‘They can barely handle the everyday rush’: The charts showing how your Sydney train line performs
Lighting technician Jaime Petersen was heading home from a long day preparing a show for this year’s Vivid festival when a rogue wire 20 kilometres down the tracks turned her commute into “three hours of hell”.
This year’s festival drew almost 200,000 visitors on a single night, but the crowd she encountered at Circular Quay station during that now-infamous meltdown in May was unlike anything she’d ever seen.
Jaime Petersen says she avoids catching the train if she sees delays anywhere on the network after getting caught up in May’s commuter chaos. Credit: Sitthixay Ditthavong
“It feels like Sydney Trains can barely handle the everyday rush as it is, let alone when something goes wrong,” she said. “I was amazed that there were no instances of people accidentally falling onto the tracks … it was just so crowded.”
Petersen was one of thousands whose commutes turned to chaos when a single train became entangled in loose overhead wiring near Homebush.
An independent review into the episode released on Tuesday found Sydney Trains’ response to the incident was inadequate, and it took “far too long” for the network to recover two days later.
But the review identified problems plaguing the system before May’s commuter chaos. These include a growing number of “high-priority defects”, which reached a record high of 4450 in August, and gradual declines in the number of trains across the suburban network reaching their destinations on time.
The T1 North Shore & Western, T2 Inner West & Leppington, T3 Bankstown or Liverpool & Inner West (from 2024) and T9 Northern lines all failed to meet punctuality targets last year, Herald analysis of daily morning peak hour data since 2018 reveals.
Sydney Trains’ punctuality target is at least 92 per cent of peak services arriving at their final destination in the CBD within five minutes of the timetable.
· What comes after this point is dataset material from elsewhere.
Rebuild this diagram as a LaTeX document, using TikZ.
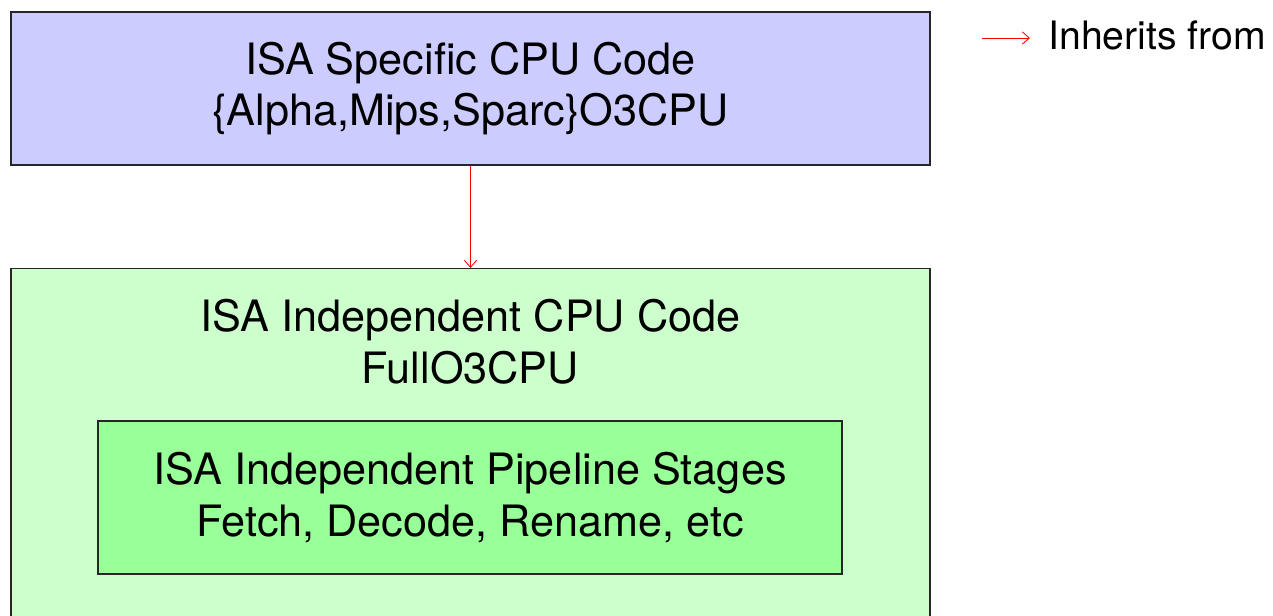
\documentclass[tikz,border=0pt]{standalone}
\usepackage{fontspec}
\setmainfont{TeX Gyre Heros}
\usetikzlibrary{positioning, arrows.meta}
\definecolor{isablue}{RGB}{204,204,255}
\definecolor{indepgreen}{RGB}{204,255,204}
\definecolor{stagegreen}{RGB}{153,255,153}
\definecolor{edge}{gray}{0.15}

\begin{document}
\begin{tikzpicture}[x=0.02cm, y=-0.02cm,
  box/.style={draw=edge, line width=0.7pt, inner sep=0pt},
  boxtext/.style={align=center, font=\fontsize{24.6}{29.5}\selectfont},
  inherit/.style={draw=red, line width=0.5pt, -{Straight Barb[length=4pt, width=7pt]}}]
\useasboundingbox (0,0) rectangle (1273,615);

\node[box, boxtext, fill=isablue, minimum width=18.38cm, minimum height=3.06cm]
  (specific) at (470.5,88.5) {ISA Specific CPU Code\\\{Alpha,Mips,Sparc\}O3CPU};

% outer box runs past the lower edge
\node[box, fill=indepgreen, minimum width=18.38cm, minimum height=8cm, anchor=north]
  (indep) at (470.5,268) {};
\node[boxtext] (indeptitle) at (470.5,342) {ISA Independent CPU Code\\FullO3CPU};
\node[box, boxtext, fill=stagegreen, minimum width=14.88cm, minimum height=3.06cm]
  (stages) at (470,497.5) {ISA Independent Pipeline Stages\\Fetch, Decode, Rename, etc};

\draw[inherit] (specific.south) -- (indep.north);

% legend
\coordinate (legtail) at (982,38);
\coordinate (leghead) at (1030,38);
\draw[inherit] (legtail) -- (leghead);
\node[anchor=base west, inner sep=0pt, font=\fontsize{22.3}{27}\selectfont]
  (legend) at (1048,50) {Inherits from};
\end{tikzpicture}
\end{document}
The T8 Airport & South line was the most reliable, arriving in the Sydney CBD between 6am and 10am, within five minutes of schedule more than 95 per cent of the time last year.
The least reliable three-month stretches on suburban lines were in 2022 and 2023, a period marked by more than 500 protected industrial actions that resulted in no trains on any lines entering the city during the morning peak meeting punctuality standards.
The largest and most consistent reliability declines since 2018 were on the North Shore and Western line, the Northern line as well as the Eastern Suburbs and Illawarra line.
Sydney’s train network “struggled to meet defined service delivery targets since the introduction of the 2017 timetable”, a December 2023 review found.
The data since late 2024 indicates that most suburban lines have improved their reliability, partly helped by the Fleet Repair Plan that commenced in June last year.
Passenger illness, severe weather, signal problems, anti-social behaviour and overcrowding can all impact the punctuality of trains.
Reliability on Petersen’s line, the T2 Inner West and Leppington, was dramatically affected during industrial action in 2022, dropping as low as 77 per cent of trains running within five minutes of their scheduled arrival time. It has recovered since but incidents as recently as this month have continued to drag down the average.
Since the May incident, Petersen said she no longer feels she can count on Sydney’s train network to get her to where she needs to go.
“As soon as I see that there are delays starting to happen, I immediately just default to driving,” she said. “Even if the delay is only four minutes, I don’t want to risk that snowballing.”